**What is being asked**. Please repeat, exactly and with nothing added, the lines running from the line that contains "What matplotlib code" to the line that contains "from matplotlib.lines import Line2D", both lines included.

**Material for this exercise**.
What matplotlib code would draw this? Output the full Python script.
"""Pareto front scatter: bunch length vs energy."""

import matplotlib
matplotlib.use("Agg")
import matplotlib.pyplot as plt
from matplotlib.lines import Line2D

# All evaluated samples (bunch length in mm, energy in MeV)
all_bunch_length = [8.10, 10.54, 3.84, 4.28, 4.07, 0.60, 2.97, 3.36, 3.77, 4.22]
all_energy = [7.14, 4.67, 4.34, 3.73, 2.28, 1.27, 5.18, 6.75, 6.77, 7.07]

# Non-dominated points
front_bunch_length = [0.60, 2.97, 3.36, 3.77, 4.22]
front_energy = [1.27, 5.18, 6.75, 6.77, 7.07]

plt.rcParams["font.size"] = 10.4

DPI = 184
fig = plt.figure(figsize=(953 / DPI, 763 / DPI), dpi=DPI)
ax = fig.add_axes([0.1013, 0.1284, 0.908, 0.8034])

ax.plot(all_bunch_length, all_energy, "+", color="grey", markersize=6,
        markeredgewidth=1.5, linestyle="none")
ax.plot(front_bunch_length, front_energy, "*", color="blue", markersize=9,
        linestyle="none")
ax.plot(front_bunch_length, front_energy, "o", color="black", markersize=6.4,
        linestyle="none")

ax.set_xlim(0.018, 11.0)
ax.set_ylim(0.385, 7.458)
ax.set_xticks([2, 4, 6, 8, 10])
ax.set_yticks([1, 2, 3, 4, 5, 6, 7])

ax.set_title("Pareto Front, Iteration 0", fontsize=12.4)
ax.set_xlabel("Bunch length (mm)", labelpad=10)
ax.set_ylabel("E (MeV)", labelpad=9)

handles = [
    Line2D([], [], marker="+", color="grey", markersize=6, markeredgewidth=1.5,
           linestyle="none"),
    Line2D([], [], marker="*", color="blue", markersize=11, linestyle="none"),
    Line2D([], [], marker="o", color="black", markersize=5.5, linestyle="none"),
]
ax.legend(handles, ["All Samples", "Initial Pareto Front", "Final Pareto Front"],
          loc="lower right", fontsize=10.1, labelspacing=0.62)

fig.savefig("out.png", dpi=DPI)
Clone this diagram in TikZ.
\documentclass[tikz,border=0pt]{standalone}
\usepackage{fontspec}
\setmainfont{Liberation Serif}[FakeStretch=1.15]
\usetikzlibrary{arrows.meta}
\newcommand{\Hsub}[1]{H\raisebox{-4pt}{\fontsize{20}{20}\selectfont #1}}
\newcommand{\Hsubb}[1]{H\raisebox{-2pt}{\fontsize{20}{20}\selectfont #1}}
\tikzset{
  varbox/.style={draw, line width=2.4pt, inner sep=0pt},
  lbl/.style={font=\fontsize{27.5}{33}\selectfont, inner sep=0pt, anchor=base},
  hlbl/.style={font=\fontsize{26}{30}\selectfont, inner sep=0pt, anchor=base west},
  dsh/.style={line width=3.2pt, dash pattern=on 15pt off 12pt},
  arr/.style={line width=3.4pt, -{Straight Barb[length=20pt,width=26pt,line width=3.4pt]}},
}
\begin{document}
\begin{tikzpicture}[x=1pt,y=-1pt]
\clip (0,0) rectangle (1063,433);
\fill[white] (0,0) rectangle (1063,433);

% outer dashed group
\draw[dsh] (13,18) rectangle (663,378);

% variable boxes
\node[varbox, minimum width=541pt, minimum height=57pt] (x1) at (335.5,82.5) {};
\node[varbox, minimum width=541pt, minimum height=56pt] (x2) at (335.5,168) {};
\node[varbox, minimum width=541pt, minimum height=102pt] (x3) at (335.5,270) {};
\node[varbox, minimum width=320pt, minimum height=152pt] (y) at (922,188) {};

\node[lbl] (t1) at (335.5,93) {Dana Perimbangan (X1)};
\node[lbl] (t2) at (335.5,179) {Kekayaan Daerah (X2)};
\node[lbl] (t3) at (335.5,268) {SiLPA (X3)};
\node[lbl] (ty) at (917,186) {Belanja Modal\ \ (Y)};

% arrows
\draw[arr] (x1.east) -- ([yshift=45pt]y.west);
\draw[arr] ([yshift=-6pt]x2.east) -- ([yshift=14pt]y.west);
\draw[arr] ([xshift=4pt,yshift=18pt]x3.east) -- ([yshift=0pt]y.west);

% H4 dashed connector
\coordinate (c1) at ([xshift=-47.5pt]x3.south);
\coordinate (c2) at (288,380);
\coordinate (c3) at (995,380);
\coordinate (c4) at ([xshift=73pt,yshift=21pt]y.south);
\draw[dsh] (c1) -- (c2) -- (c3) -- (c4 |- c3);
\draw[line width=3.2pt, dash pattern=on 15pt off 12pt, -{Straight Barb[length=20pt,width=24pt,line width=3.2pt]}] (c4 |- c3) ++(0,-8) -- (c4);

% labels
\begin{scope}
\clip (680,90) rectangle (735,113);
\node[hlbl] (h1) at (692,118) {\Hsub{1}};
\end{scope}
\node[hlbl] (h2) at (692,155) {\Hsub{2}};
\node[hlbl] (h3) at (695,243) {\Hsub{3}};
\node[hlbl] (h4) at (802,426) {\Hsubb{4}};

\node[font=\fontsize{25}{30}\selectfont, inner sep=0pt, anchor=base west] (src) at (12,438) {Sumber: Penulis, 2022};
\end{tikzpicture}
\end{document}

--

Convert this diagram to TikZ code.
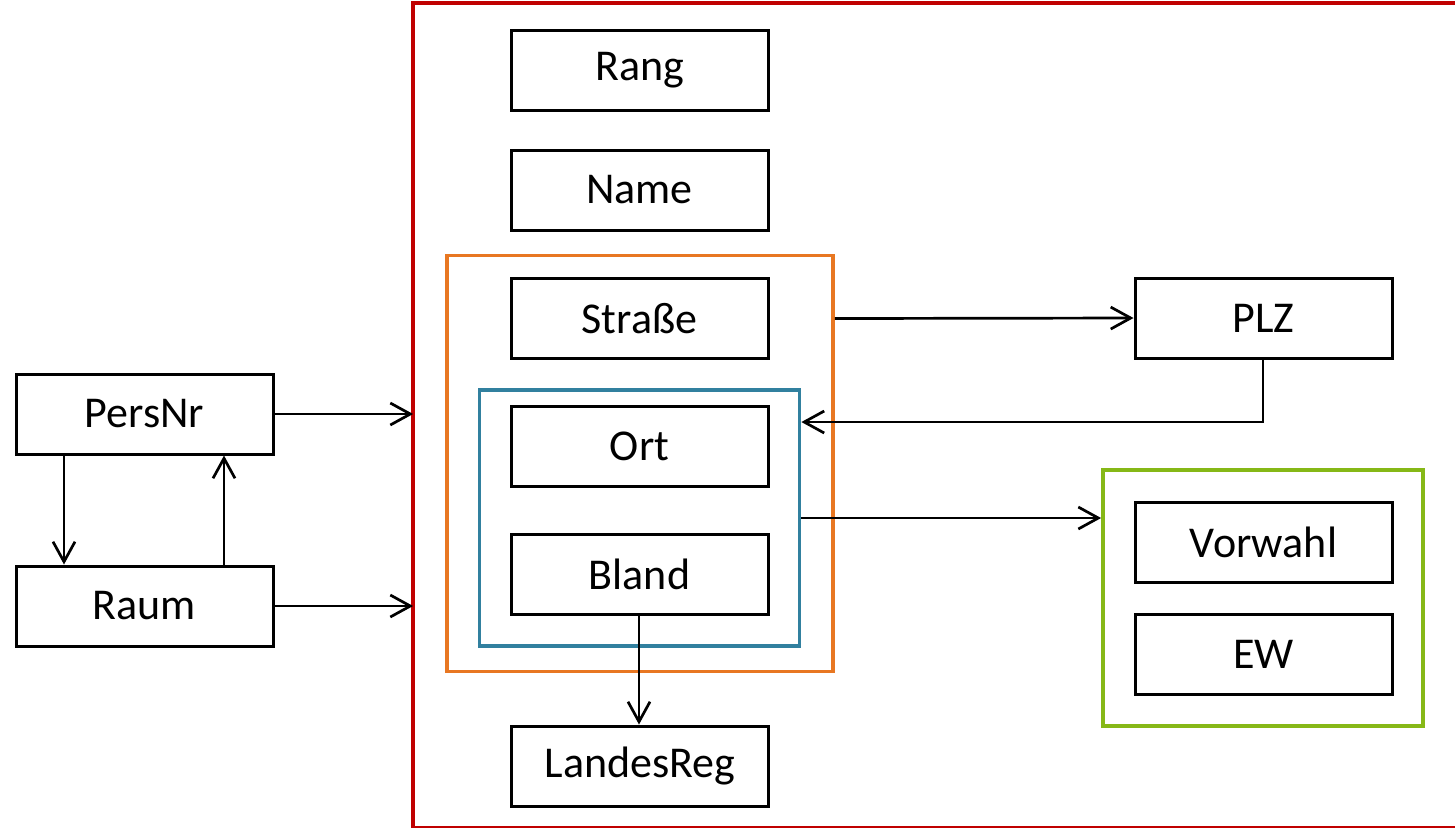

**Right answer**.
What matplotlib code would draw this? Output the full Python script.
"""Pareto front scatter: bunch length vs energy."""

import matplotlib
matplotlib.use("Agg")
import matplotlib.pyplot as plt
from matplotlib.lines import Line2D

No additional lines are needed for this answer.